Rows from a dataset of charts and code:

################

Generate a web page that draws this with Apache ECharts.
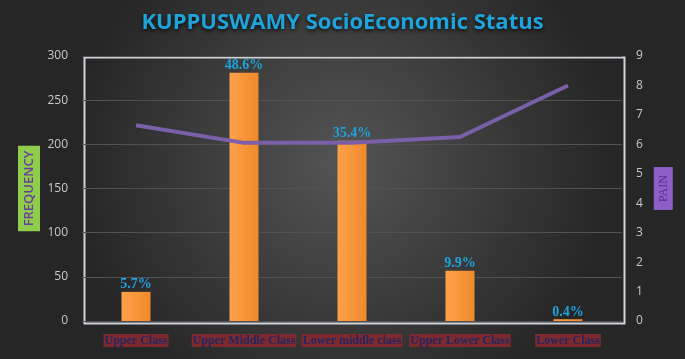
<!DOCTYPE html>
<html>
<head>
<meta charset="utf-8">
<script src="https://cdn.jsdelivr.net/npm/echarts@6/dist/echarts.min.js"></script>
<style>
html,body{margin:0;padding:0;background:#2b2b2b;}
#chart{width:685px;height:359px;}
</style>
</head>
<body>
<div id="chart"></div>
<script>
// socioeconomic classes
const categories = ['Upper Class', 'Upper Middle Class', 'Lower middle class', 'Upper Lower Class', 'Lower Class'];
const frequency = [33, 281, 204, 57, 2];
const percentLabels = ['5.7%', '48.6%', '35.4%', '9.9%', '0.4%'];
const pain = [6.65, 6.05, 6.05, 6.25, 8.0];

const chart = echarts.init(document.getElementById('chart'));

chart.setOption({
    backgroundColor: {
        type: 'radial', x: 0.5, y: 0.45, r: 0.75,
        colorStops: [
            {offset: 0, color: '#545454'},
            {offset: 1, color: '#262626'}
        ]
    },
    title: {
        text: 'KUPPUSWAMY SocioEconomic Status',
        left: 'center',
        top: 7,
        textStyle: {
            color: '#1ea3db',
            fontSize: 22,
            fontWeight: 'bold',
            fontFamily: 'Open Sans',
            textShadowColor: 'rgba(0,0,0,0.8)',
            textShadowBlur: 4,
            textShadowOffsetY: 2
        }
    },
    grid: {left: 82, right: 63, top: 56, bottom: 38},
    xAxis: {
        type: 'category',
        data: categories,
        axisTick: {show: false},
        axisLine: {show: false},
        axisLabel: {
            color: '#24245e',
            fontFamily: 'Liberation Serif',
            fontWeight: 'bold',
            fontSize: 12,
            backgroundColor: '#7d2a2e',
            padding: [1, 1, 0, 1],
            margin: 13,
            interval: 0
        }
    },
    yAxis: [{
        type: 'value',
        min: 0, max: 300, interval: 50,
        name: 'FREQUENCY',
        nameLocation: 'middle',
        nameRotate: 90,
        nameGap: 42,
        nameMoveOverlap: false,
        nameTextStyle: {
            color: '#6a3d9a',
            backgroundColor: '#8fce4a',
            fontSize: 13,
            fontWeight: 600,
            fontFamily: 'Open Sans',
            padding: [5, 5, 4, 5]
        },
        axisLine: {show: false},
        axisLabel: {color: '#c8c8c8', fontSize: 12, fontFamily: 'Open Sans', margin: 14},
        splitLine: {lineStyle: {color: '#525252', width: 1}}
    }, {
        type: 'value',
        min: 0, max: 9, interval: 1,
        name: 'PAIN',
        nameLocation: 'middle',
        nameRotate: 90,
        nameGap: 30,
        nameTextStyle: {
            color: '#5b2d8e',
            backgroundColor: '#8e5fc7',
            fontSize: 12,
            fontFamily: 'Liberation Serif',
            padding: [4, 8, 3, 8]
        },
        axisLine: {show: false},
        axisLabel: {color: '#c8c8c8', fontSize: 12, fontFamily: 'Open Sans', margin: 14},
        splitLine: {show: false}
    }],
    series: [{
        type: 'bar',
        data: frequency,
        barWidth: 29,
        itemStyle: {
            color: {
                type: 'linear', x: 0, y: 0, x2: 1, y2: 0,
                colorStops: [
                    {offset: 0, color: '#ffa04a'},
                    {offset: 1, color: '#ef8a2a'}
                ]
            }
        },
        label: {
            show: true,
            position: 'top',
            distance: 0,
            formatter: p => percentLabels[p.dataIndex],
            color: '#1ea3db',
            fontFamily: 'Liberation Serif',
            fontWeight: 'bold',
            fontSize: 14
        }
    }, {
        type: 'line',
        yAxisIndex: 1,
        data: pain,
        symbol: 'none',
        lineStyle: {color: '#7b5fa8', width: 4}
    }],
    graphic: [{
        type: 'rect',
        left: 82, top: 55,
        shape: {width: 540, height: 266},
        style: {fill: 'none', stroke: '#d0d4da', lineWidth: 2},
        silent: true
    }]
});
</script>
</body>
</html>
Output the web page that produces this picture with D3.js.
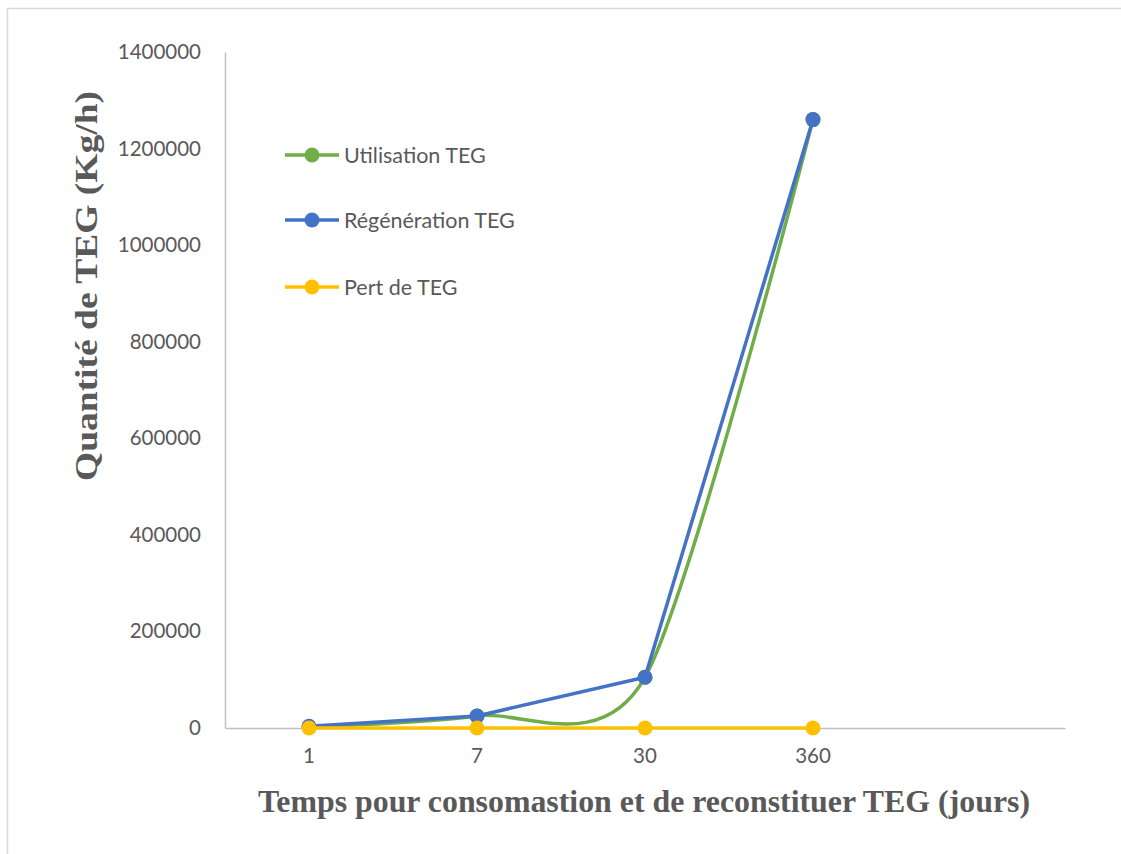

################

Can the lines from the start of the records through the line with "const chart = echarts.init(document.getElementById('chart'));" be given again exactly, with the pictures left out?

Worked solution:
Generate a web page that draws this with Apache ECharts.
<!DOCTYPE html>
<html>
<head>
<meta charset="utf-8">
<script src="https://cdn.jsdelivr.net/npm/echarts@6/dist/echarts.min.js"></script>
<style>
html,body{margin:0;padding:0;background:#2b2b2b;}
#chart{width:685px;height:359px;}
</style>
</head>
<body>
<div id="chart"></div>
<script>
// socioeconomic classes
const categories = ['Upper Class', 'Upper Middle Class', 'Lower middle class', 'Upper Lower Class', 'Lower Class'];
const frequency = [33, 281, 204, 57, 2];
const percentLabels = ['5.7%', '48.6%', '35.4%', '9.9%', '0.4%'];
const pain = [6.65, 6.05, 6.05, 6.25, 8.0];

const chart = echarts.init(document.getElementById('chart'));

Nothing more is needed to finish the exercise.